What you are asked to do
Starting at the first line of the data, print each line verbatim up to and including the line bearing "y_ticks = [0, 20, 40, 60, 80, 100, 120, 140, 160]", omitting pictures.

◆ ◆ ◆ ◆

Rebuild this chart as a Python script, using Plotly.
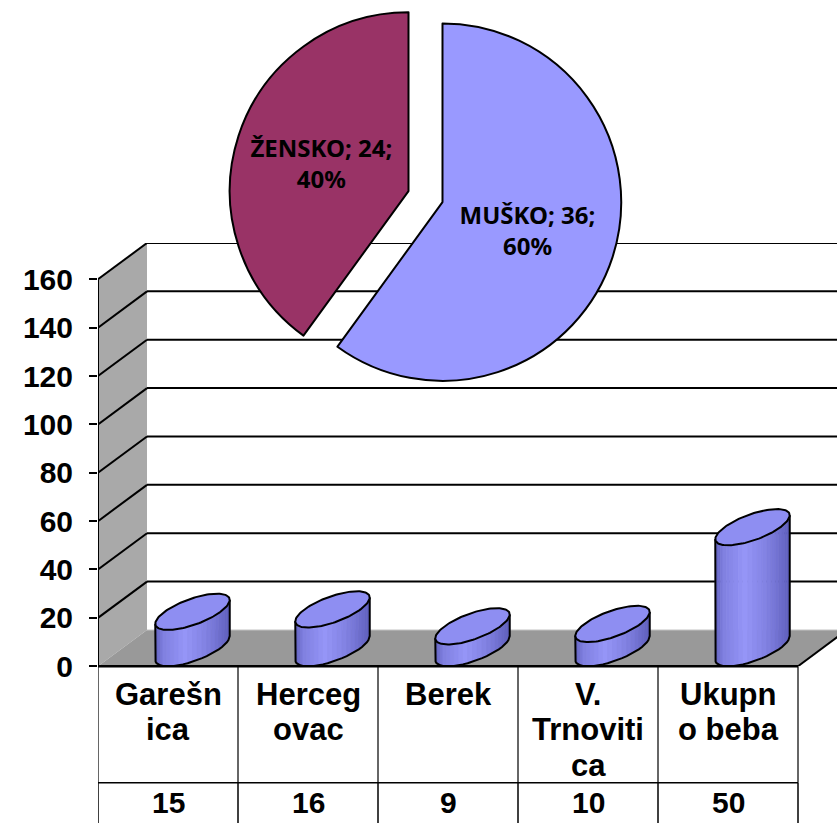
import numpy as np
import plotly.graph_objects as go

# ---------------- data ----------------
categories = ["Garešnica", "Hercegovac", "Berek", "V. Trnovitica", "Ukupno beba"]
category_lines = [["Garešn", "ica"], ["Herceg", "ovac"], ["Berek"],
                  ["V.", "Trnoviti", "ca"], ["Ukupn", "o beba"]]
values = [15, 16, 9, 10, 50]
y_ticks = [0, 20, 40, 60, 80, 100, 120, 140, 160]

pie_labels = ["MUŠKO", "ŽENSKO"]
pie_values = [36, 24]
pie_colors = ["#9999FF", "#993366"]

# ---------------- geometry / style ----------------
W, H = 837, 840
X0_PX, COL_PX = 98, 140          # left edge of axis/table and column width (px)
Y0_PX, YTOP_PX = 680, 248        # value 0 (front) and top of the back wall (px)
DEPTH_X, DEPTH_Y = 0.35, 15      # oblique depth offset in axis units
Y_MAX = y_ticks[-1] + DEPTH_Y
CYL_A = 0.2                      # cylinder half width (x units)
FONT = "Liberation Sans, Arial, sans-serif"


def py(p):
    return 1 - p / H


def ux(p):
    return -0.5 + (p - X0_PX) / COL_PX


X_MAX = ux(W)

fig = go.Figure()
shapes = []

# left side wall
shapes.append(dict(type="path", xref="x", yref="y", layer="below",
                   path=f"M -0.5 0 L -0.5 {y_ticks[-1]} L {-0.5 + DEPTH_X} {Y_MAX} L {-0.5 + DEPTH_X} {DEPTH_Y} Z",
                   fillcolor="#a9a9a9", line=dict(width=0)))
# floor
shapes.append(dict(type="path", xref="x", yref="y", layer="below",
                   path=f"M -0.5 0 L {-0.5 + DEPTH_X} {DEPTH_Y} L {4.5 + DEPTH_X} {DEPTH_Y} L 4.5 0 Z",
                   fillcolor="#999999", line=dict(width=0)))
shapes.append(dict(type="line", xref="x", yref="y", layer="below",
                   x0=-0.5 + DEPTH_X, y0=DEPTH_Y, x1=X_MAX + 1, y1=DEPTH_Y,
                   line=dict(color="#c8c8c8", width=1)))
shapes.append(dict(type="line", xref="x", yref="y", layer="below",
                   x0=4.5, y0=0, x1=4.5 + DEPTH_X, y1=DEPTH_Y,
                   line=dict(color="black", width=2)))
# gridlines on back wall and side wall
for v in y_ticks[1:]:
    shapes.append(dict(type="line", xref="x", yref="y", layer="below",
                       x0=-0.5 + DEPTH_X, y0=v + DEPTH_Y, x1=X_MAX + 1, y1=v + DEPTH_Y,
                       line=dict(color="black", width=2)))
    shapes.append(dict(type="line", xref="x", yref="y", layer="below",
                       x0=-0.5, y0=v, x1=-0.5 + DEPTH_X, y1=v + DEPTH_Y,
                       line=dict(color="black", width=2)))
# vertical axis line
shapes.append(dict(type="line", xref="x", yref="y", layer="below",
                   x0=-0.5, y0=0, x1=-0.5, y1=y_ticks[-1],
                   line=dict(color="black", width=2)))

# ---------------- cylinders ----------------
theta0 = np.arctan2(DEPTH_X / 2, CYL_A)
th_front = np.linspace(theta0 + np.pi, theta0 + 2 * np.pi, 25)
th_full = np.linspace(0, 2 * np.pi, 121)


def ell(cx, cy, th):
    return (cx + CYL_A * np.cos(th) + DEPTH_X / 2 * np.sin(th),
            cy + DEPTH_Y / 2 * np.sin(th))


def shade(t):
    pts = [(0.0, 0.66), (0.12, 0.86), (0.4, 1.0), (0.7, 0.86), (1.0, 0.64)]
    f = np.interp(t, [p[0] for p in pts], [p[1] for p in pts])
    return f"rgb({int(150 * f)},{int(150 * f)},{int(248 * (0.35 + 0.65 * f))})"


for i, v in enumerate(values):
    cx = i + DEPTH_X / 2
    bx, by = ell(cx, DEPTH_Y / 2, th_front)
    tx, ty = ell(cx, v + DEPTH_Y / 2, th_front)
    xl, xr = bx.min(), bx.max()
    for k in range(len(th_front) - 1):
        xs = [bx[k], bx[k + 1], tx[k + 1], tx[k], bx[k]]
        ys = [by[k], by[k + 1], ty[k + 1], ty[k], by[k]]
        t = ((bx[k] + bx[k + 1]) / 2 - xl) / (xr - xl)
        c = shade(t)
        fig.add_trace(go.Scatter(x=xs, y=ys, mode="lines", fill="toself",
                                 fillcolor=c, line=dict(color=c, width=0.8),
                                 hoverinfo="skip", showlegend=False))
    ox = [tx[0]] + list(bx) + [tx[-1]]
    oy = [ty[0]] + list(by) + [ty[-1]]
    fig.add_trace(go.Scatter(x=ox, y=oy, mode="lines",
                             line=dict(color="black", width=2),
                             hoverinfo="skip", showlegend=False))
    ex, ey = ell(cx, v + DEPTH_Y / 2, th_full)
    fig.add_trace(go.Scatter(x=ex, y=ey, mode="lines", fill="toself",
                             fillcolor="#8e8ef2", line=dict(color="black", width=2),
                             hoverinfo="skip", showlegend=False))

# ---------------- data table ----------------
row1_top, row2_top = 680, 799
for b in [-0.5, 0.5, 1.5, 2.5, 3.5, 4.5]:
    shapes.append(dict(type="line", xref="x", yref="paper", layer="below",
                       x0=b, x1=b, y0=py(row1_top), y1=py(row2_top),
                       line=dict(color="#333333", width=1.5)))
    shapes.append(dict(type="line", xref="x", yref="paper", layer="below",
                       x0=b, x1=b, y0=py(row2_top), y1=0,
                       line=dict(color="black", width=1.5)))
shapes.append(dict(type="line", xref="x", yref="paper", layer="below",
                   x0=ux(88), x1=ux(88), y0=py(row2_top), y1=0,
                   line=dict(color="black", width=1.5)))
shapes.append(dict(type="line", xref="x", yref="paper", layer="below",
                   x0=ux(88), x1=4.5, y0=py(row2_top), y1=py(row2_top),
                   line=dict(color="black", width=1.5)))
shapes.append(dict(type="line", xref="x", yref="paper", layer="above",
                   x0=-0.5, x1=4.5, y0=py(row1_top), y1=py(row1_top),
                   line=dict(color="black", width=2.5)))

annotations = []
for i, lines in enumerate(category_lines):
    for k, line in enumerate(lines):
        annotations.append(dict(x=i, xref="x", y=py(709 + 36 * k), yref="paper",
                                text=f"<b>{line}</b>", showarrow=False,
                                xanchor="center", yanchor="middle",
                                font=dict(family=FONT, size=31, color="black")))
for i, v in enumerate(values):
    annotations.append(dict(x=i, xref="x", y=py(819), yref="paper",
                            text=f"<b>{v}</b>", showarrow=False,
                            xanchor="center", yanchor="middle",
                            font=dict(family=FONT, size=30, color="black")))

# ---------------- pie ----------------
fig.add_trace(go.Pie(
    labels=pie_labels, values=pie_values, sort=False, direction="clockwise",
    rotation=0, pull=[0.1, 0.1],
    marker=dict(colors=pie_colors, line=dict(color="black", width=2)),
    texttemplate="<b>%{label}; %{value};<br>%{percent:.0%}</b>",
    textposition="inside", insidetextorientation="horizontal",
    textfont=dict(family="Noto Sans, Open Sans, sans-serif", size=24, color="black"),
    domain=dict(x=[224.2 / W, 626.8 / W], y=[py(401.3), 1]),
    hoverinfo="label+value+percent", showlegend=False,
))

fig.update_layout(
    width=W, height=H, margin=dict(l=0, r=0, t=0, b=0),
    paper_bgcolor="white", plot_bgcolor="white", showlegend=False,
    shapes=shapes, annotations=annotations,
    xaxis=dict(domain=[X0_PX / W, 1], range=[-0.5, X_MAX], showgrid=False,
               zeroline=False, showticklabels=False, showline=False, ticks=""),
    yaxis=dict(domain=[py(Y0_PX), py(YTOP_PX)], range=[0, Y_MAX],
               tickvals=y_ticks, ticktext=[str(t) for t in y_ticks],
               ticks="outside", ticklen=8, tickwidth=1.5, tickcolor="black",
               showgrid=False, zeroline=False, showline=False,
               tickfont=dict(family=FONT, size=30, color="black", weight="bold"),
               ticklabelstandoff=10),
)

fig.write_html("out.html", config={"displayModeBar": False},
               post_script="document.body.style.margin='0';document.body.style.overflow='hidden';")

◆ ◆ ◆ ◆

Output below
Rebuild this chart as a Python script, using Plotly.
import numpy as np
import plotly.graph_objects as go

# ---------------- data ----------------
categories = ["Garešnica", "Hercegovac", "Berek", "V. Trnovitica", "Ukupno beba"]
category_lines = [["Garešn", "ica"], ["Herceg", "ovac"], ["Berek"],
                  ["V.", "Trnoviti", "ca"], ["Ukupn", "o beba"]]
values = [15, 16, 9, 10, 50]
y_ticks = [0, 20, 40, 60, 80, 100, 120, 140, 160]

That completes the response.